The CDBG program was the only HUD program that did not see any funding increases for FY 2016, with the president’s budget proposing a 7-percent reduction in funding for the CDBG program from $3 billion in FY 2015 to $2.8 billion in FY 2016. This proposed reduction comes on the heels of a 37-percent decline in appropriations for the CDBG program over the past decade. However, part of the proposed decrease for the CDBG program in FY 2016 also reflects federal efforts to overhaul and modernize the 40-year-old program, including improved targeting of grants to the neediest communities. The CDBG and HOME programs will be part of a new HUD and Department of Health and Human Services (HHS) initiative proposed in the FY 2016 budget that enables states and localities to streamline and combine their CDBG, HOME, and HHS block grants into one flexible fund.

Meanwhile, in spite of a proposed $95 million increase (5 percent) between FY 2015 and FY 2016 for the public housing capital program, the entire increase in funding would be used to expand the Jobs-Plus program and would not mitigate a 28-percent decline in federal appropriations for the public housing capital repairs fund over the past decade.
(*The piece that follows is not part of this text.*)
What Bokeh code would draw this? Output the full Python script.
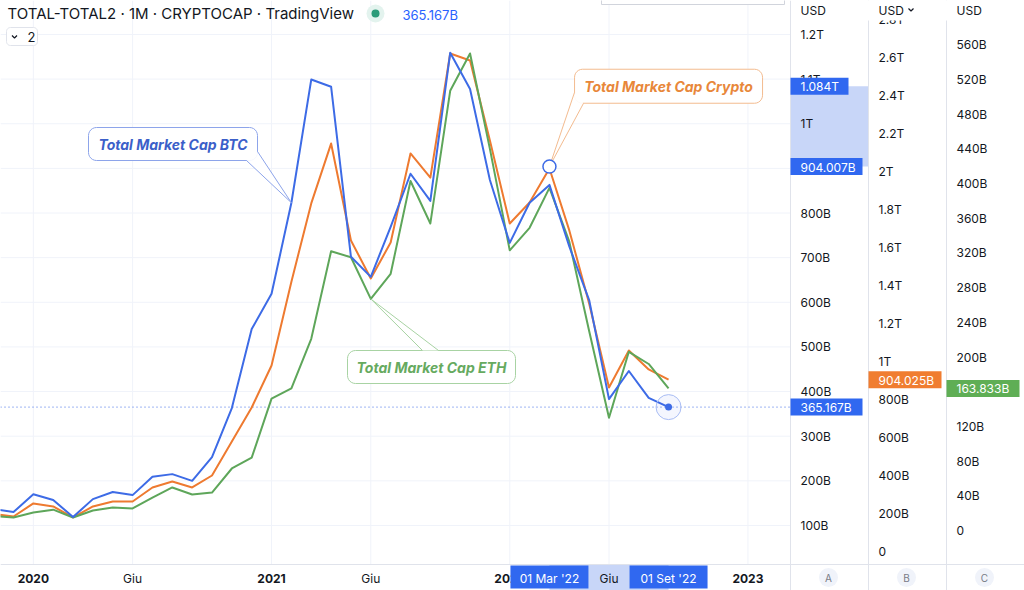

However, the proposed expansion of the Rental Assistance Demonstration (RAD) in FY 2016 would continue to leverage private investment to help address the estimated $26 billion backlog in necessary repairs for public housing by converting public housing units to long-term project-based section 8 contracts. The budget has proposed eliminating the current RAD cap of 185,000 conversions and has requested $50 million to finance the conversion of another 25,000 public housing units.